RO is not considered to be a separate legal entity. So it only works as liaison purpose, The restrictions are as follows:
    - Limitation in activity. No trading or invoicing is allowed.
    - Local staff should be hired via government admitted agents.
    - Although not profits, cost expenses still attract tax liability


To establish a RO is therefore largely a matter of complying with the prescribed application procedures. Once all the necessary documents for application are ready for submission, government approval can be as long as 30-48working days.


In China, the maximum duration approved for a representative office is three years (five years for insurance companies and six years for banks.) The duration date is calculated from the date on which the approval document is issued by the authority. If the representative office wishes to continue its operations after the expiry of the registration certificate, it must renew its registration by submitting an annual report of its business operations and its application for renewal 30 days prior to the expiry of the existing registration certificate.

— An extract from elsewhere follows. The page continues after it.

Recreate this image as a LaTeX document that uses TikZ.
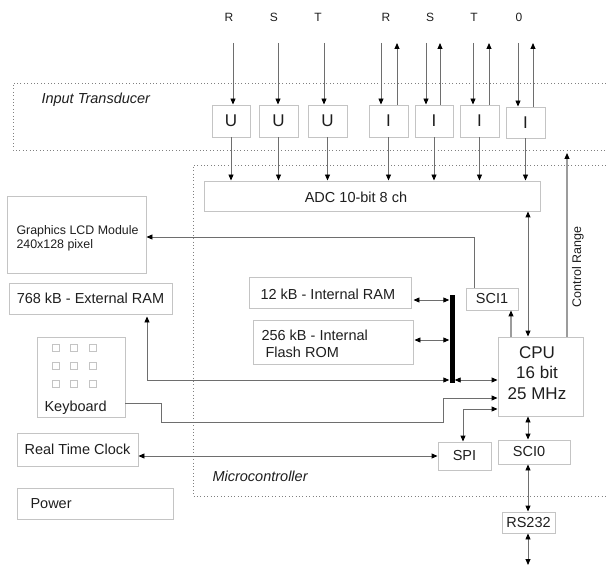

Taxable Business Activities

The income tax rate of 33 percent including 3 percent local income tax will be reduced to 15 percent if the Representative Office (RO) is located within the special economic zones or other designated areas.
The State Administration of Taxation (SAT) lists the following types of taxable activities that a representative office may perform:
    1. Acting as a merchandise trade agent;
    2. Consulting services relating to business, legal, tax and accounting matters;
    3. Services performed for fellow subsidiaries of the same non-resident holding company;
    4. Acting as advertising agents;
    5. Providing services relating to visa handling, fee collecting, ticketing, tour operator, and liaison for non-resident tourist companies;
    6. Consulting services given on behalf of non-resident financial institutions;
    7. Providing services within the business scope of a transport company;
    8. Other taxable activities the Representative Office (RO) performs for the clients.
The following activities are not subject to income tax and business tax:
    1. Resident representative offices performing services of market research, providing business information, liaison, consulting for the non-resident head offices on a free of charge basis;
    2. Resident representative offices taking instructions from resident companies to act for them as an agent, and the agency activities are mainly performed outside the PRC.

Features of a Representative Office

1.Legal Status of a Representative Office
The Representative Office is a non-legal entity operating representing its parent company. A representative office is not allowed to engage itself in business activities, issue invoices on its own, remitting outward, signing sales or purchase contracts, or receiving income from services performed but may act as a liaison and promotion office for its parent company.
The name of the Representative office should be in the form of "Name of the Enterprise + Name of the City + Representative Office (or Office)".
3. Business Address
At the beginning of setting up the Representative Office, it is advised to decide the place and building where office is going to be located first, as the address of the proposed office will have to be mentioned in the application for approval.
Note the business address must be located in commercial buildings approved by the government.

Some Important Issues Related to Representative Office

1.Business Scope of Representative Office
ROs will have the authority to engage in economic activities and sign economic contracts which are necessary to maintain its existence and functions, and it should also carry out its activities within the business scope as set forth on Registration Certificate.
2.Legal Status of Representative Office
Chinese laws do not expressly provide that Rep Offices should bear liabilities independently with their own assets (i.e. limited liability). ROs may be deemed to be part of the foreign parent enterprise. As a part of the foreign enterprise, the foreign enterprises should bear liabilities of the Representative Office (RO) with all its assets.
3.Authority of Chief Representative
Chinese laws do not clearly specify the limitation of the authorities of a chief representative or a representative. Therefore, foreign enterprises should clearly set forth the authorities of the chief representative and representatives of a Representative Office (RO) in order to avoid, to the greatest extent possible, situations in which the acts of a chief representative or a representative have binding force upon the parent foreign enterprise.